Etwas versöhnlicher Stimmte mich dass anschließende Essay von Binnie Kirshenbaum, es half mir auch dabei überhaupt eine Rezension zu dem Buch verfassen zu können, weil es Motive des Romans bloßlegte, die mir Aufgrund der Sprache, zwar auf der Zunge lagen, aber nicht in Worte zu fassen schienen.

Fazit:
Viel heiße Luft und eine extrem verkomplizierte Sprache, die diesem Werk und seinem Ansinnen in meinen Augen nicht gut tun. Es fällt schwer sich mit dem eigentlichen Gehalt des Buches zu befassen wenn man fast 80% der Lesezeit nur Bahnhof versteht...

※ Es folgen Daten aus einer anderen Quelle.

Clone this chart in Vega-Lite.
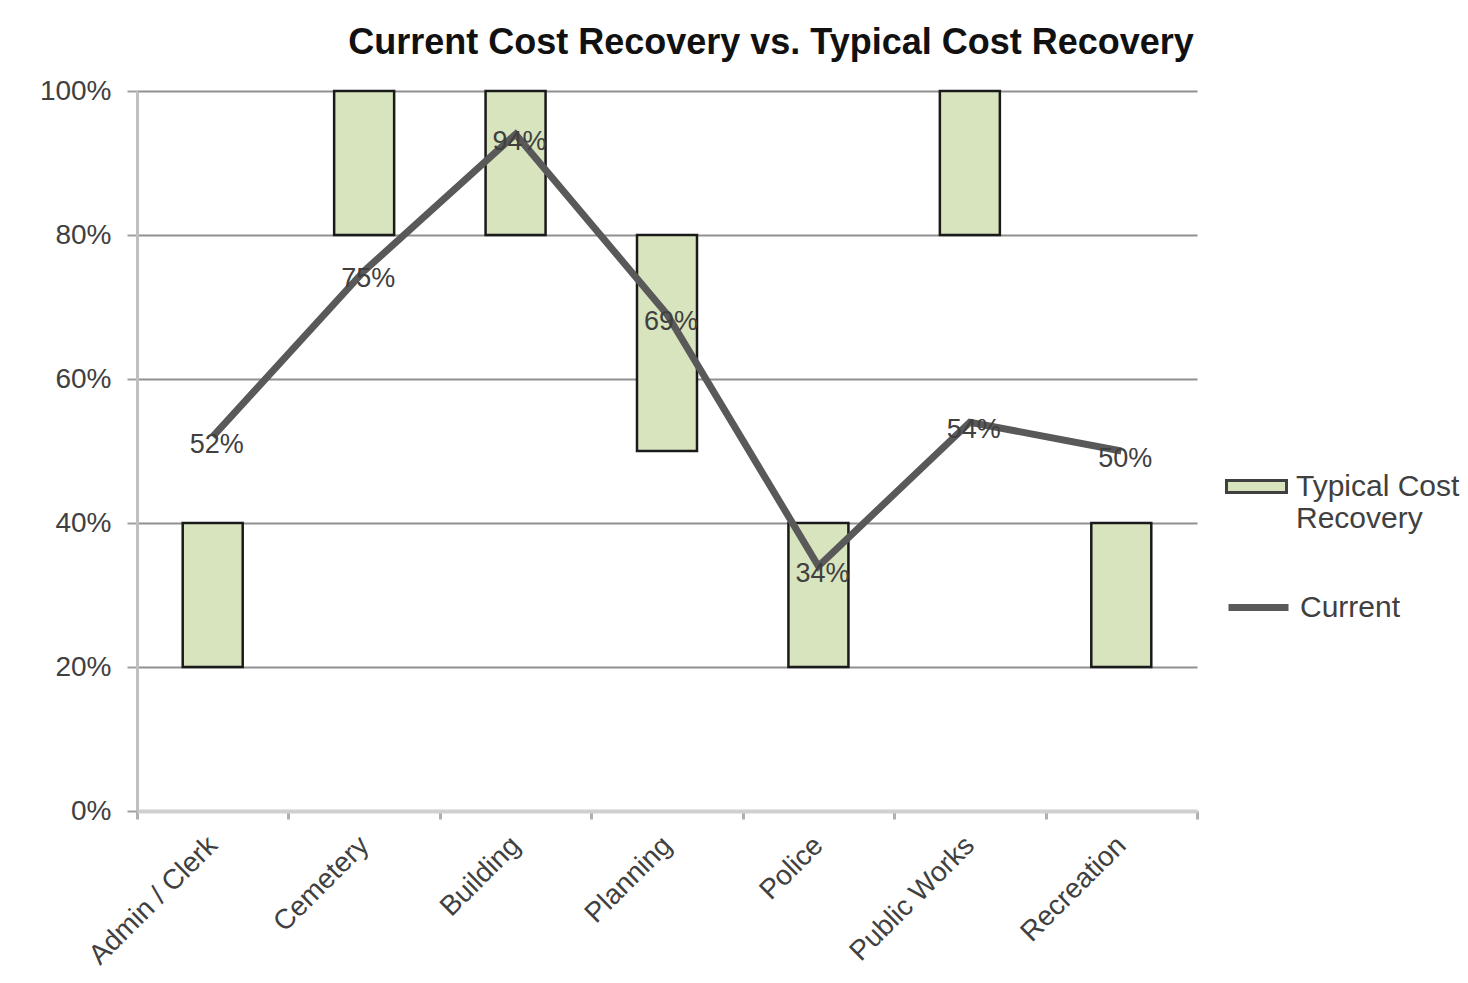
{
  "$schema": "https://vega.github.io/schema/vega-lite/v6.json",
  "autosize": "none",
  "width": 1060,
  "height": 720,
  "padding": {"left": 137, "top": 91, "right": 271, "bottom": 172},
  "background": "white",
  "title": {
    "text": "Current Cost Recovery vs. Typical Cost Recovery",
    "font": "Liberation Sans",
    "fontSize": 36,
    "fontWeight": "bold",
    "color": "#111111",
    "anchor": "middle",
    "dx": 104,
    "offset": 15
  },
  "data": {
    "values": [
      {"dept": "Admin / Clerk", "low": 0.2, "high": 0.4, "current": 0.52},
      {"dept": "Cemetery", "low": 0.8, "high": 1.0, "current": 0.75},
      {"dept": "Building", "low": 0.8, "high": 1.0, "current": 0.94},
      {"dept": "Planning", "low": 0.5, "high": 0.8, "current": 0.69},
      {"dept": "Police", "low": 0.2, "high": 0.4, "current": 0.34},
      {"dept": "Public Works", "low": 0.8, "high": 1.0, "current": 0.54},
      {"dept": "Recreation", "low": 0.2, "high": 0.4, "current": 0.5}
    ]
  },
  "encoding": {
    "x": {
      "field": "dept",
      "type": "nominal",
      "sort": null,
      "scale": {"paddingInner": 0, "paddingOuter": 0},
      "axis": {
        "title": null,
        "labelAngle": -45,
        "labelAlign": "right",
        "labelBaseline": "middle",
        "labelFont": "Liberation Sans",
        "labelFontSize": 28,
        "labelColor": "#404040",
        "labelPadding": 22,
        "tickBand": "extent",
        "tickColor": "#b0b0b0",
        "tickWidth": 3,
        "tickSize": 8,
        "domainColor": "#d0d0d0",
        "domainWidth": 4,
        "grid": false
      }
    }
  },
  "layer": [
    {
      "mark": {"type": "bar", "size": 60, "stroke": "#1a1a1a", "strokeWidth": 2.5},
      "encoding": {
        "y": {
          "field": "low",
          "type": "quantitative",
          "scale": {"domain": [0, 1], "nice": false},
          "axis": {
            "title": null,
            "format": ".0%",
            "values": [0, 0.2, 0.4, 0.6, 0.8, 1.0],
            "labelFont": "Liberation Sans",
            "labelFontSize": 28,
            "labelColor": "#404040",
            "labelPadding": 16,
            "tickSize": 10,
            "tickColor": "#a0a0a0",
            "tickWidth": 2,
            "domainColor": "#c0c0c0",
            "domainWidth": 3,
            "grid": true,
            "gridColor": "#909090",
            "gridWidth": 2
          }
        },
        "y2": {"field": "high"},
        "fill": {
          "datum": "Typical Cost Recovery",
          "type": "nominal",
          "scale": {"range": ["#d7e4bd"]},
          "legend": {
            "orient": "none",
            "legendX": 1088,
            "legendY": 364,
            "title": null,
            "symbolType": "M-1,-0.2H1V0.2H-1Z",
            "symbolSize": 3600,
            "symbolStrokeColor": "#404040",
            "symbolStrokeWidth": 3,
            "labelFont": "Liberation Sans",
            "labelFontSize": 30,
            "labelColor": "#404040",
            "labelOffset": 8,
            "labelLimit": 300,
            "labelExpr": "datum.label == 'Typical Cost Recovery' ? ['Typical Cost', 'Recovery'] : datum.label"
          }
        }
      }
    },
    {
      "mark": {"type": "line", "strokeWidth": 7},
      "encoding": {
        "y": {"field": "current", "type": "quantitative"},
        "stroke": {
          "datum": "Current",
          "type": "nominal",
          "scale": {"range": ["#595959"]},
          "legend": {
            "orient": "none",
            "legendX": 1088,
            "legendY": 483,
            "title": null,
            "symbolType": "stroke",
            "symbolSize": 3600,
            "symbolStrokeWidth": 7,
            "labelFont": "Liberation Sans",
            "labelFontSize": 30,
            "labelColor": "#404040",
            "labelOffset": 8
          }
        }
      }
    },
    {
      "mark": {"type": "text", "font": "Liberation Sans", "fontSize": 27, "color": "#404040", "dy": 8, "dx": 4},
      "encoding": {
        "y": {"field": "current", "type": "quantitative"},
        "text": {"field": "current", "type": "quantitative", "format": ".0%"}
      }
    }
  ],
  "config": {
    "view": {"stroke": null},
    "legend": {"padding": 0}
  }
}
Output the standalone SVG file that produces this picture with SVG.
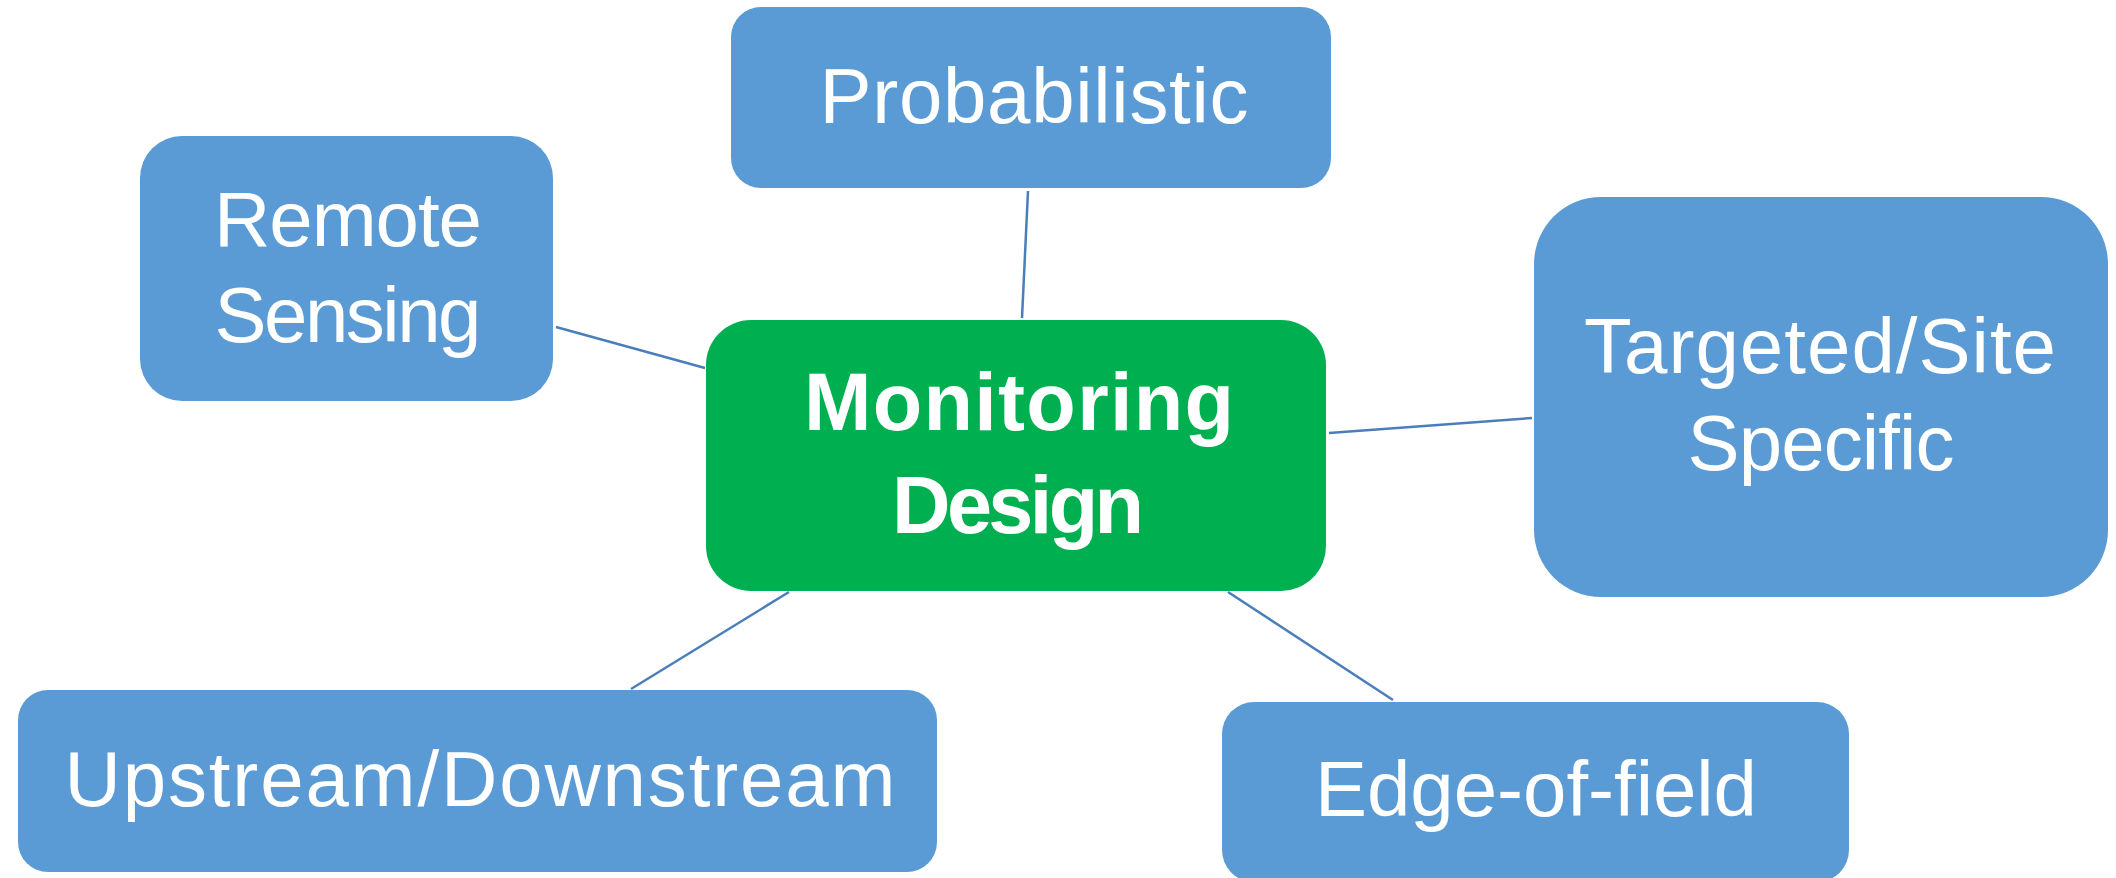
<svg xmlns="http://www.w3.org/2000/svg" width="2116" height="878" viewBox="0 0 2116 878">
  <style>
    .node { fill: #5B9BD5; }
    .center { fill: #00AF50; }
    .lbl { font-family: "Liberation Sans", Arial, sans-serif; font-size: 78px; fill: #FFFFFF; text-anchor: middle; }
    .lblb { font-family: "Liberation Sans", Arial, sans-serif; font-size: 81px; font-weight: bold; fill: #FFFFFF; text-anchor: middle; }
    .conn line { stroke: #4A7EBB; stroke-width: 2.5; fill: none; }
  </style>
  <rect width="2116" height="878" fill="#FFFFFF"/>
  <g id="connectors" class="conn">
    <line x1="1028" y1="191" x2="1022" y2="318"/>
    <line x1="556" y1="327" x2="705" y2="368"/>
    <line x1="1329" y1="433" x2="1532" y2="418"/>
    <line x1="789" y1="592" x2="631" y2="689"/>
    <line x1="1228" y1="592" x2="1393" y2="700"/>
  </g>
  <g id="probabilistic">
    <rect class="node" x="731" y="7" width="600" height="181" rx="30" ry="30"/>
    <text class="lbl" x="1034" y="123" textLength="429">Probabilistic</text>
  </g>
  <g id="remote-sensing">
    <rect class="node" x="140" y="136" width="413" height="265" rx="42" ry="42"/>
    <text class="lbl" x="348" y="246" textLength="268">Remote</text>
    <text class="lbl" x="348" y="342" textLength="267">Sensing</text>
  </g>
  <g id="monitoring-design">
    <rect class="center" x="706" y="320" width="620" height="271" rx="45" ry="45"/>
    <text class="lblb" x="1019" y="430" textLength="430">Monitoring</text>
    <text class="lblb" x="1018" y="533" textLength="252">Design</text>
  </g>
  <g id="targeted-site-specific">
    <rect class="node" x="1534" y="197" width="574" height="400" rx="67" ry="67"/>
    <text class="lbl" x="1820" y="373" textLength="472">Targeted/Site</text>
    <text class="lbl" x="1821" y="470" textLength="267">Specific</text>
  </g>
  <g id="upstream-downstream">
    <rect class="node" x="18" y="690" width="919" height="182" rx="30" ry="30"/>
    <text class="lbl" x="480" y="806" textLength="831">Upstream/Downstream</text>
  </g>
  <g id="edge-of-field">
    <rect class="node" x="1222" y="702" width="627" height="180" rx="32" ry="32"/>
    <text class="lbl" x="1536" y="816" textLength="442">Edge-of-field</text>
  </g>
</svg>
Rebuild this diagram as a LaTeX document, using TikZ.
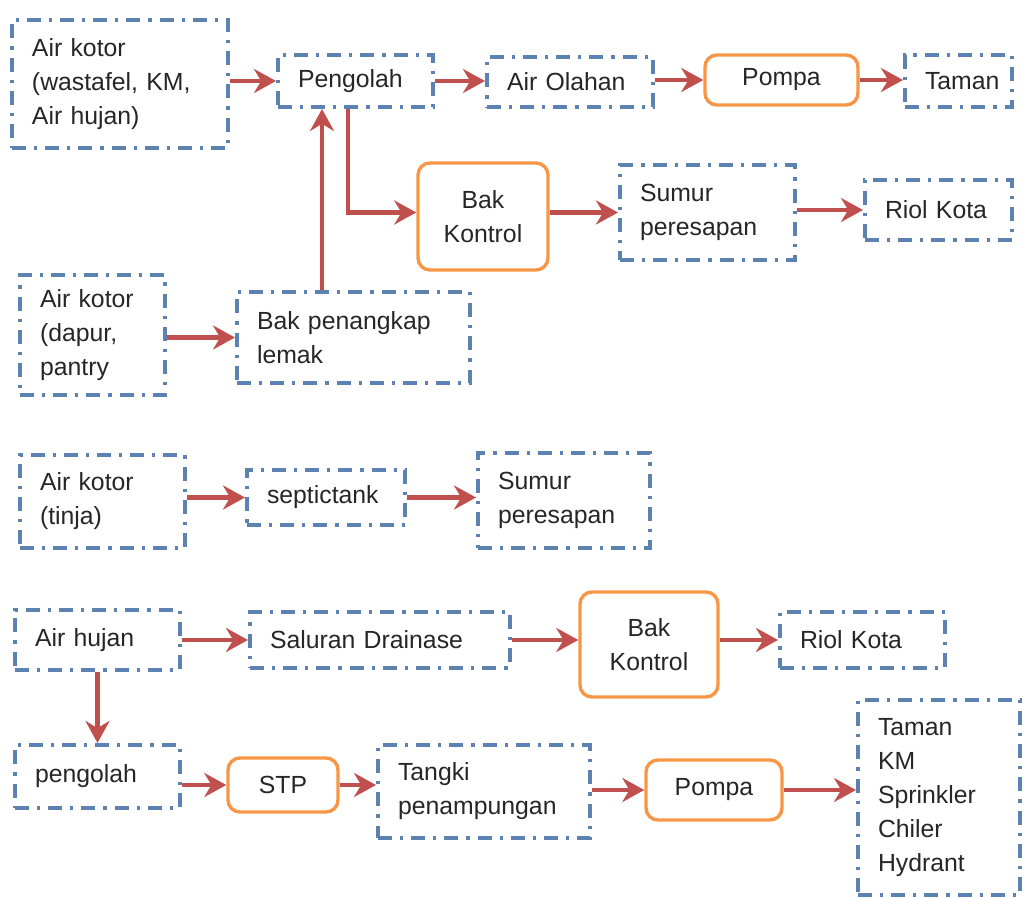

Daher bekommt dieses Buch nur ✦✦✧✧✧




 



Buch Gossip:

Wie und wann kam das Buch zu mir?

Das Buch habe ich mir schon vor 2006 zugelegt. Ich erinnere mich noch es damals bereits angelesen es dann aber erstmal beiseite gelegt zu haben.


Bücher führen zu Büchern?
Nein, es kommt kein Buch oder Autor in diesem Buch vor und auch von Hawthorne selbst habe ich erstmal die Nase voll.

Habe ich etwas neues aus dem Buch gelernt?
Schwurbeliger Stil macht es nicht leicht einen Klassiker auch als solchen zu würdigen.